Enclosure, Redbog, Co. Kilkenny
Co. Kilkenny |
Enclosures
Beneath a tilled field in Redbog, County Kilkenny, an oval outline waits invisibly.
It would pass entirely unnoticed to anyone walking the ground, yet from above, in the right conditions, it reveals itself as a cropmark, a ghostly trace left in ripening grain where buried features alter how plants grow and how they colour as summer advances.

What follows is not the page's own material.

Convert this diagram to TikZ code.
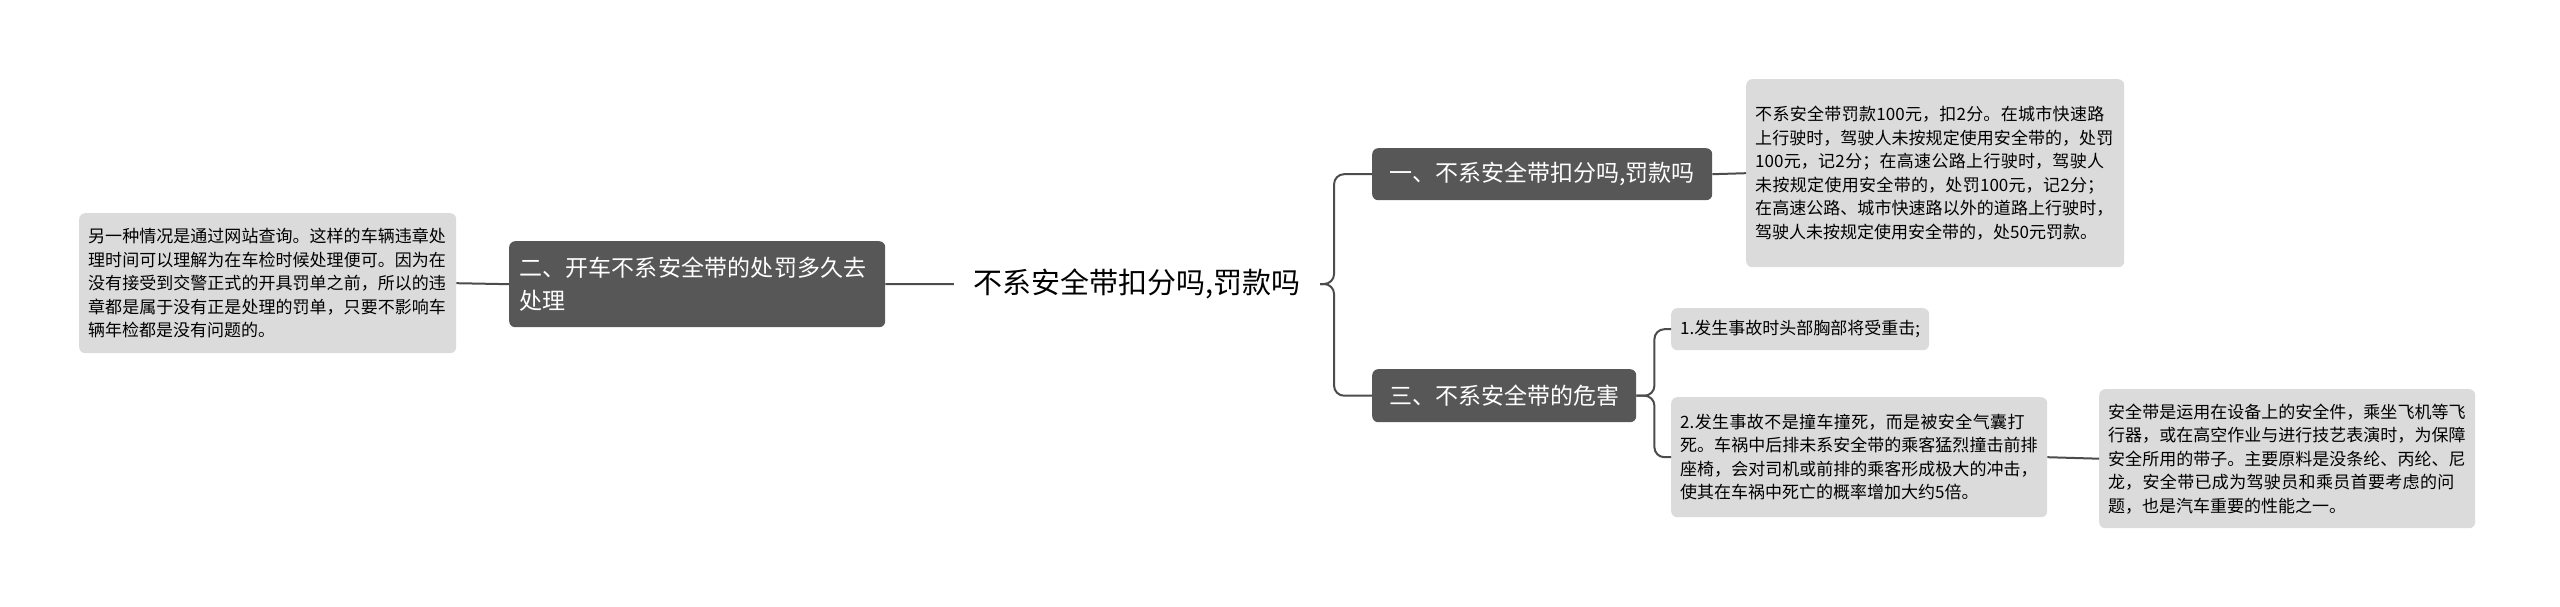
\documentclass[tikz,border=0pt]{standalone}
\usepackage{fontspec}
\setmainfont{Noto Sans CJK SC}
\XeTeXlinebreaklocale "zh"
\XeTeXlinebreakskip=0pt plus 1pt
\begin{document}
\begin{tikzpicture}[x=1pt,y=1pt,
  leaf/.style={fill=black!14,rounded corners=6pt,align=left,inner xsep=9pt,inner ysep=7pt,font=\fontsize{17}{23.5}\selectfont,anchor=north west},
  mid/.style={fill=black!66,text=white,rounded corners=6pt,align=left,inner xsep=10pt,inner ysep=8pt,font=\fontsize{23}{33}\selectfont},
  conn/.style={draw=black!70,line width=2pt,rounded corners=10pt}]
\useasboundingbox (0,0) rectangle (2560,-607);
\node[font=\fontsize{29}{34}\selectfont] (root) at (1137,-284) {不系安全带扣分吗,罚款吗};
\node[mid,text width=356pt,anchor=north west,minimum height=86pt] (n2) at (509,-241) {二、开车不系安全带的处罚多久去处理};
\node[leaf,text width=359pt,minimum height=140pt] (l2) at (79,-213) {另一种情况是通过网站查询。这样的车辆违章处理时间可以理解为在车检时候处理便可。因为在没有接受到交警正式的开具罚单之前，所以的违章都是属于没有正是处理的罚单，只要不影响车辆年检都是没有问题的。};
\node[mid,anchor=north west,minimum height=52pt,minimum width=340pt] (n1) at (1372,-148) {一、不系安全带扣分吗,罚款吗};
\node[leaf,text width=360pt,minimum height=188pt] (l1) at (1746,-79) {不系安全带罚款100元，扣2分。在城市快速路上行驶时，驾驶人未按规定使用安全带的，处罚100元，记2分；在高速公路上行驶时，驾驶人未按规定使用安全带的，处罚100元，记2分；在高速公路、城市快速路以外的道路上行驶时，驾驶人未按规定使用安全带的，处50元罚款。};
\node[mid,anchor=north west,minimum height=53pt,minimum width=264pt] (n3) at (1372,-369) {三、不系安全带的危害};
\node[leaf,minimum height=42pt,minimum width=233pt] (a1) at (1671,-308) {1.发生事故时头部胸部将受重击;};
\node[leaf,text width=358pt,minimum height=120pt] (a2) at (1671,-397) {2.发生事故不是撞车撞死，而是被安全气囊打死。车祸中后排未系安全带的乘客猛烈撞击前排座椅，会对司机或前排的乘客形成极大的冲击，使其在车祸中死亡的概率增加大约5倍。};
\node[leaf,text width=358pt,minimum height=139pt] (a3) at (2099,-389) {安全带是运用在设备上的安全件，乘坐飞机等飞行器，或在高空作业与进行技艺表演时，为保障安全所用的带子。主要原料是没条纶、丙纶、尼龙，安全带已成为驾驶员和乘员首要考虑的问题，也是汽车重要的性能之一。};
\coordinate (rr) at ([xshift=16pt]root.east);
\coordinate (rl) at ([xshift=-16pt]root.west);
\draw[conn] (rr) -- ++(14,0) |- (n1.west);
\draw[conn] (rr) -- ++(14,0) |- (n3.west);
\draw[conn] (rl) -- (n2.east);
\draw[conn] (n2.west) -- (l2.east);
\draw[conn] (n1.east) -- (l1.west);
\draw[conn] (n3.east) -- ++(18,0) |- (a1.west);
\draw[conn] (n3.east) -- ++(18,0) |- (a2.west);
\draw[conn] (a2.east) -- (a3.west);
\end{tikzpicture}
\end{document}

Cropmarks form when buried ditches or walls affect the soil's moisture and nutrients directly above them. Ditches retain more water, encouraging lusher, darker growth; buried stone does the opposite, stressing the crop above it into early yellowing. Seen from sufficient height in dry summer conditions, these variations produce outlines of structures that vanished from the surface long ago. The enclosure at Redbog was identified in exactly this way, spotted on Google Earth imagery captured on 14 July 2018 by Simon Dowling, who reported it for the record. What the image shows is an oval roughly 30 metres along its north-east to south-west axis and about 17 metres across, orientated in the tillage like a faint bruise in the crop. Oval enclosures of this kind are scattered across the Irish countryside and can range in date from prehistoric to early medieval; without excavation, the age and function of this one remain open questions.